Unos ruidos extraños se metieron en la línea.
—Casi nada —respondió Nelly, con voz apagada.
—¿Y tampoco de su hijo?
—¿Su hijo? No sabía que tuviese un hijo. No comprendo sus preguntas, Louis…
Nuevas ráfagas de chisporroteos ocuparon la línea. Grité:
—Última pregunta, Nelly, ¿sabías que Max Böhm tenía un trasplante de corazón?
—¡No! —la voz de Nelly era ahora temblorosa—. Simplemente sabía que padecía del corazón. ¿Murió de un infarto, no? Louis, ese viaje ya no tiene motivo alguno. Todo ha terminado…
—No, Nelly. Al contrario, ahora es cuando comienza todo. Te llamaré más tarde.
—Louis, querido… ¿cuándo volverá?
Las interferencias aparecieron de nuevo.
—No lo sé, Nelly. Saluda a Georges de mi parte. Cuídate.
Colgué. Estaba trastornado, como cada vez que hablaba con mi madre adoptiva. Nelly no sabía nada. Los Braesler eran demasiado ricos para ser unos sinvergüenzas.
Eran las ocho. Le puse a toda prisa un fax a Hervé Dumaz, en el que le relataba los terroríficos descubrimientos del día. Acabé el fax con la promesa de que, de ahora en adelante, investigaría por mi cuenta el pasado de Max Böhm.
Esa noche, Marcel decidió llevarnos a un restaurante. Era una idea extraña después de todo lo que nos acababa de pasar. Pero Minaüs era partidario de los contrastes y pensaba que necesitábamos distraernos un poco.
El restaurante estaba situado en el bulevar Rouski. Marcel hizo de maestro de ceremonias y le pidió al recepcionista —embutido en una chaqueta de esmoquin blanca y sucia— si era posible cenar en la terraza. El hombre asintió y nos señaló la escalera. La terraza se encontraba en el primer piso.
Era una pieza alargada, con las ventanas abiertas, que dominaba el bulevar. Los olores que nos llegaban me invitaban a la prudencia: carne a la parrilla, salchichas, tocino ahumado… Nos sentamos. Eché una ojeada al decorado: revestimientos imitando a madera, moqueta marrón y arañas de cobre. La gente hablaba en voz baja. Solo llegaban algunos gritos desde un rincón sombrío; eran unos búlgaros que abusaban de la
arkhi
, el vodka local. Cogí una carta, traducida al inglés, mientras Marcel le componía el menú a Yeta con voz doctoral.
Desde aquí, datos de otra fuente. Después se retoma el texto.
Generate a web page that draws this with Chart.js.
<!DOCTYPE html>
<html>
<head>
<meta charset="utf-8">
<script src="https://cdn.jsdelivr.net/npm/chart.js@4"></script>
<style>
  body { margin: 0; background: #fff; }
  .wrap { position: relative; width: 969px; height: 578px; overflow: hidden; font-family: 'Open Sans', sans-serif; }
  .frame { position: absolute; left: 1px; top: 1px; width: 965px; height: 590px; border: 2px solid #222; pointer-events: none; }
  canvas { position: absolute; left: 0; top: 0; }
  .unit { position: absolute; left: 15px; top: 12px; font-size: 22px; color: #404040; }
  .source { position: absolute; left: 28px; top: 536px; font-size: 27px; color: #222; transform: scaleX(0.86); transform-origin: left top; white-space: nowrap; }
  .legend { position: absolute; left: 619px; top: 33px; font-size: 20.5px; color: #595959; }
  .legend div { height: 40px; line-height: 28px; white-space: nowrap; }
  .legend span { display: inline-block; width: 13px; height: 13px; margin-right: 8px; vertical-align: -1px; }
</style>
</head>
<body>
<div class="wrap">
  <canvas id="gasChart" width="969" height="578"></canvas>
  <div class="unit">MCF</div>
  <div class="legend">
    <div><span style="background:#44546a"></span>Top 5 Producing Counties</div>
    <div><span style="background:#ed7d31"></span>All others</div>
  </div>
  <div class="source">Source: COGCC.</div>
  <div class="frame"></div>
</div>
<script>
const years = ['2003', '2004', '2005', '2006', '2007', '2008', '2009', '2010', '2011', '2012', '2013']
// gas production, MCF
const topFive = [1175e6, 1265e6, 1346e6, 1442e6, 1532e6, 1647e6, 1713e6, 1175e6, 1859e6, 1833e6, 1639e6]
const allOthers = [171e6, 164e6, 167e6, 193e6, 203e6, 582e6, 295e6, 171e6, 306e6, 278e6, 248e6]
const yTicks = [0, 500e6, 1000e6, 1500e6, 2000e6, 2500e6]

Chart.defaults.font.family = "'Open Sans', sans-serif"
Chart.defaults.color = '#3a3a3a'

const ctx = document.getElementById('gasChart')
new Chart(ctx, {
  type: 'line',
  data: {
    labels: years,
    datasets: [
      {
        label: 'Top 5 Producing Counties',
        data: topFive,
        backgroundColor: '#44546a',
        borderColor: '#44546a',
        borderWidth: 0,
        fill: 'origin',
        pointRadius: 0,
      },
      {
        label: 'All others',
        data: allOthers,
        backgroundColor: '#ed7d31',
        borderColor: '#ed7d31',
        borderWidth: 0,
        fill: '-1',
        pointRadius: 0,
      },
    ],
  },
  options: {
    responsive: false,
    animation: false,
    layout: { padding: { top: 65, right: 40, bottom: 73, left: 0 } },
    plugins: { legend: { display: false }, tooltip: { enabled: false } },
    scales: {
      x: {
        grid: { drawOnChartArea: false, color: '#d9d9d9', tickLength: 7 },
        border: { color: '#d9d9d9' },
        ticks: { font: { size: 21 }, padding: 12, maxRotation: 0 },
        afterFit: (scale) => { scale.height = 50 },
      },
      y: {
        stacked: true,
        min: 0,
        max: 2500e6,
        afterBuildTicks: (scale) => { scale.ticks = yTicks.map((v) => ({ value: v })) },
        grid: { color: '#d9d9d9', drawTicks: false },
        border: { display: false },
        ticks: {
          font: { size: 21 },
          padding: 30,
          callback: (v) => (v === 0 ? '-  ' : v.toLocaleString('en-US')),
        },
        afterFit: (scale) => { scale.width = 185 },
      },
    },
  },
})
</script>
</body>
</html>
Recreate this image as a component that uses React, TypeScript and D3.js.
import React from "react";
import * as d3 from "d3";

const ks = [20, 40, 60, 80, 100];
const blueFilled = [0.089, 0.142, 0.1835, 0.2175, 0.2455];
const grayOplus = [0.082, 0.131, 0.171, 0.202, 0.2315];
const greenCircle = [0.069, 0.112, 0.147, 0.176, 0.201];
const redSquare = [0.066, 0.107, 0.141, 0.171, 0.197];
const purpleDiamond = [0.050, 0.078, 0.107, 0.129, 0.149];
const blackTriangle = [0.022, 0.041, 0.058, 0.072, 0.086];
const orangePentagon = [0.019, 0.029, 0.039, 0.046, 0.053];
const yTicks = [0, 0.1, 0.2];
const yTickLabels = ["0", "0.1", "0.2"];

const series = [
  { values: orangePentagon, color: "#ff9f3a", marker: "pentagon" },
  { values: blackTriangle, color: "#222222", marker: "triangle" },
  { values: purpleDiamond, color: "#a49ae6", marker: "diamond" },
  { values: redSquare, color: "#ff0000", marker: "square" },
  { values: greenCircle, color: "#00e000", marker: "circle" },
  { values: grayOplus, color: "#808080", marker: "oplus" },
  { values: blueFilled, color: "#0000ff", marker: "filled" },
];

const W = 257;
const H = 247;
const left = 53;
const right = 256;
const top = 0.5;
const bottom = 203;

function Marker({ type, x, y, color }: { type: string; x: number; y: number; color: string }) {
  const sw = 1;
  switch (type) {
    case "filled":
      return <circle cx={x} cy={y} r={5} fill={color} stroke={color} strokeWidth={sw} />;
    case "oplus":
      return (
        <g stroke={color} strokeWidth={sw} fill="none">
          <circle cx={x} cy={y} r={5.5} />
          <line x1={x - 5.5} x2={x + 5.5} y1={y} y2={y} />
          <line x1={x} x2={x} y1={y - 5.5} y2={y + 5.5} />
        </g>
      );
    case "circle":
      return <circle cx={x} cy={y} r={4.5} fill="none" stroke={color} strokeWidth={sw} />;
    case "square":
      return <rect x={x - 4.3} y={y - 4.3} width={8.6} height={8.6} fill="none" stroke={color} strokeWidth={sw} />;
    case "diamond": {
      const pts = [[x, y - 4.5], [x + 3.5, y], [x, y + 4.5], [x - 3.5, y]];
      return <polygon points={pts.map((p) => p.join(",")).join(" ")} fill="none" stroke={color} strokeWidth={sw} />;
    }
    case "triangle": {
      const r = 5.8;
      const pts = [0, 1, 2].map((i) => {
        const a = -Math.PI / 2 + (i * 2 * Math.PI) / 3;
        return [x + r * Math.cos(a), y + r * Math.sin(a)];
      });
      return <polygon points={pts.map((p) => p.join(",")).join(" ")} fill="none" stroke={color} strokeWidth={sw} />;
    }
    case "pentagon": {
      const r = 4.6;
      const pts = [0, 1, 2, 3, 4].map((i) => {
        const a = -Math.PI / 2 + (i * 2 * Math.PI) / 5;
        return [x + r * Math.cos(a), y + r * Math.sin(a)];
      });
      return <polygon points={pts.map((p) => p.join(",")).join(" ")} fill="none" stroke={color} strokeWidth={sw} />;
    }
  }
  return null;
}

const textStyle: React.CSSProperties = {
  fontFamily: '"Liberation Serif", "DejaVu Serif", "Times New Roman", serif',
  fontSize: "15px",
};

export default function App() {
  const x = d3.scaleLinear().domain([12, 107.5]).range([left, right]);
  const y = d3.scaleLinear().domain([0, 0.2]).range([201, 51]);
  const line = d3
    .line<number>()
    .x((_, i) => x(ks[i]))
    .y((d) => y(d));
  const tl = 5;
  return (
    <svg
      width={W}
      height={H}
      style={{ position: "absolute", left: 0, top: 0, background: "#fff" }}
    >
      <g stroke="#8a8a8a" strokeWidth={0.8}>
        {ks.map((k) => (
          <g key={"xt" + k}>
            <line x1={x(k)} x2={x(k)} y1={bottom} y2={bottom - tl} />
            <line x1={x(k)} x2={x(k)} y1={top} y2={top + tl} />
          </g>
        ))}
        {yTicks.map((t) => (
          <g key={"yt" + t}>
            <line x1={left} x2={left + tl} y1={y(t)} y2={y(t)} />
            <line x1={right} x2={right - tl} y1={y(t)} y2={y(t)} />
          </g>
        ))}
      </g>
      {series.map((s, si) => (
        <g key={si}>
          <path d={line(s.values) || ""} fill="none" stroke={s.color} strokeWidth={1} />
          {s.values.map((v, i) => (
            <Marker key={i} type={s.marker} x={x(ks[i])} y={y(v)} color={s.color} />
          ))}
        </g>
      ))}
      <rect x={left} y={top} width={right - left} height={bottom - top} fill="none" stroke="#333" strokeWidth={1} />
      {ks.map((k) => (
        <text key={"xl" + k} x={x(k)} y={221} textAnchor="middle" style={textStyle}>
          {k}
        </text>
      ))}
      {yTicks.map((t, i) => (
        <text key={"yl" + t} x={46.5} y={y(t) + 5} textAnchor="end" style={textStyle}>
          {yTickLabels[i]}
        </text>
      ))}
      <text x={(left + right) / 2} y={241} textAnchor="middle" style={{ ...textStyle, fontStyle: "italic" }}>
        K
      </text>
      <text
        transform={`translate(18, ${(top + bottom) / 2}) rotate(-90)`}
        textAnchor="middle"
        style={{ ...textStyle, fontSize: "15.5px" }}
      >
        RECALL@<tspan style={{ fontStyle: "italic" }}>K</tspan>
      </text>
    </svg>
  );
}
Yo los observaba con el rabillo del ojo. Él, con su larga barba y su cráneo afilado. Ella, sentada muy erguida, lanzaba miradas recelosas en derredor. Su rostro de pequeño mamífero hocicaba con desconfianza desde el fondo de su melena gris. No conseguía adivinar los lazos que unían a estos dos pájaros. En todo el día, la gitana no había soltado palabra.
Llegó el camarero. Pronto empezaron las dificultades. No había ensalada, ni caviar con berenjenas, ni siquiera
tourchia
, un plato a base de verduras. Y menos aún pescado. A punto de acabárseme la paciencia, le pregunté al camarero qué quedaba en la cocina. «Exclusivamente carne», respondió en búlgaro, con una sonrisa desagradable en los labios. Me decidí por la guarnición de un filete —judías verdes y patatas— y le dije que no quería la carne. Marcel me regañó por mi falta de apetito y se extendió en consideraciones fisiológicas muy precisas.